The 1840 Tithe map of Taynton, clearly shows a rectangular Moat of 0.6 acres, in an area called Moat Piece, Moat Brake and The Moat, the land is now part of Elliots Farm. The Moat was not supplied with water from a stream but would have relied on natural seepage to fill it. A “leat” or ditch connected the moat to a nearby stream, but this would only have been used to drain the moat for cleaning.
At one time this land belonged to the Huntley Estate and in the early 1950’s the site was levelled. Mr Watkins of May Hill who is now 96 years of age was farm manager at the time and well remembers this work being done. He described the Moat as: “having an enclosed area or platform that was raised higher than the surrounding ground and that there was still some water in places. The area was very overgrown and many Alder trees were growing there”.
Mr Alan Woodhouse now farms the land. He said: “that whilst ploughing the field he could see evidence of stonework and that when flying over the site on a pleasure trip some years previously, the moat outline could still be clearly seen”.

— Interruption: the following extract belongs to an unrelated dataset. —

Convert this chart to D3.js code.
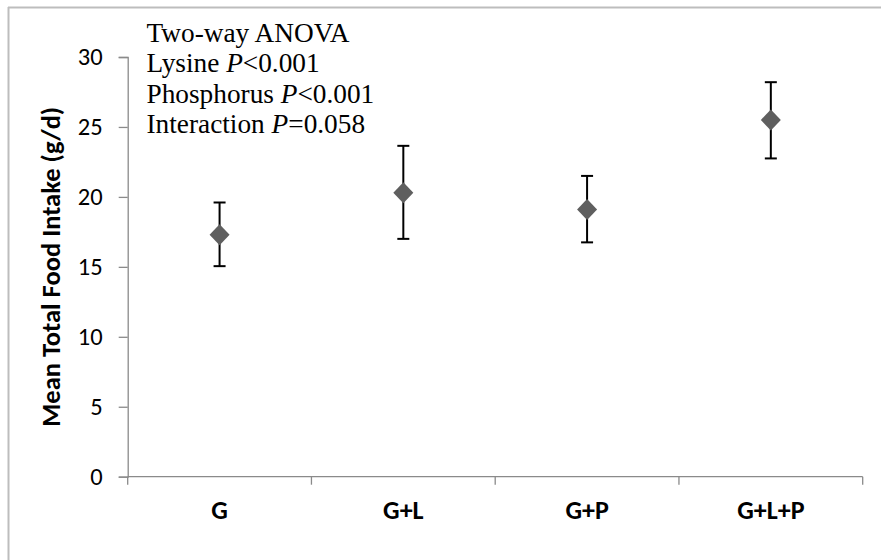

There is very little to be seen there now except for some shallow depressions. A large shaped stone lies in the hedgerow nearby but its origins cannot be ascertained. There is no visible track directly to the site today. It would probably have been approached from Moat Lane via Moat Farm and up an old sunken track- now filled in, which passed by a barn and then through a field called Huntley Piece.
So far no written history has been found concerning this area. One can only wonder for how many years this site was inhabited, what kind of dwelling stood there, who occupied it and what those people were like. Fortunately they did leave some evidence behind which gives us a very small glimpse into their lives. Whilst detecting on the site in the autumn of 1966 an unusual 13th century Annular Brooch, complete with pin was unearthed. It is of a type having ten hollow turrets that would have originally been inlaid with coloured stones or gems. A brief description of these brooches says:
“Although annular brooches served a practical purpose, they would also have been a statement of rank and prestige – especially those set with precious stones. Such brooches would have been worn by both men and women, and were normally worn at the throat as a means of fastening the undergarment. A tuck of material was pulled through the ring, and then the pin was pushed through two prepared slits. The excess loose material was then pulled back in order to tension the fastening”
Also found at the site was a brass thimble dating 1350 to 1450 AD. Due to its shape it is referred to as a “beehive thimble” and it is believed to be one of the earliest type found in Britain.
These thimbles were made by pouring molten metal into a mould that had a supported central core that allowed the metal to flow around it. Once the metal had cooled down, the thimble would have been removed from the mould and small indentations applied to it by means of a hand punch.
Among other objects found at the site were several pieces of medieval pottery, a lead button – possibly medieval, a very worn farthing of William III – 1695 – 1699 and several eighteenth century pewter buttons.